Higher interest rates tend to slow the economy by making it more expensive for individuals and businesses to borrow money. Usually, the momentum of a recovery is enough to overcome rising interest rates, but whether that holds in a hesitant or jobless recovery is unclear. The economy lost another 44,000 jobs in July, the Labor Department said Friday.

Still, interest rates remain relatively low, and the current ones aren't likely to kill any recovery, analysts said. The question is, will they keep rising?

"I think it is a worry," said Ian Morris, the New York-based U.S. economist for HSBC, a London-based bank. "We may not be in the danger zone just yet, but we can't be too far away."

The rise in interest rates hasn't dampened home sales thus far, but applications for mortgage refinancing have plunged 50 percent, according to a weekly survey of lenders by the Mortgage Bankers Association of America in Washington.

Refinancings are important to the economy because they provide people with cash to spend, either by giving them a lump sum payment or by lowering their monthly mortgage payments.

If rates go up more, that could cut into home sales. But many analysts think the momentum of an economic recovery will overcome the impact of rising interest rates.

That's the thinking at Centex Corp., a national homebuilder based in Dallas. Company chairman Laurence Hirsch said mortgage rates would have to rise another 0.5 to 1 percentage point before having an impact on business.

"We haven't seen anything ... that has put up any yellow warning signs at this point," he said, according to a transcript posted on the company's Web site.

Many analysts blame the sharp rise on a market overreaction to shifting signals from the Federal Reserve.

First, interest rates plunged in May and early June when Fed officials signaled heightened concern about the possibility of deflation. When the Fed started playing down those fears, rates shot back up.
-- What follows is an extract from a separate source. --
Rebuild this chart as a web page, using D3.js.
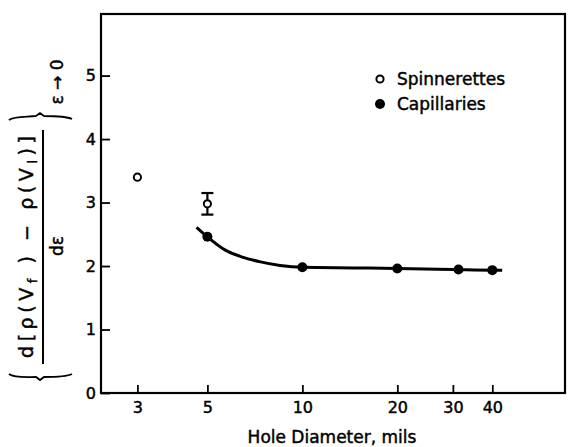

The rates rose to where they would have remained without the Fed talk — the 30-year mortgage rate hovered in the 5.7 percent to 5.9 percent range this year until May — and then market psychology took them up a little more.

Once the market settles down, many analysts think, interest rates will ease slightly, then rise at a more manageable pace as growth picks up.

"I don't think the rise in interest rates is going to be enough to choke off the overall economic recovery," said Jay Brinkmann, the vice president of research and economics at the mortgage bankers group.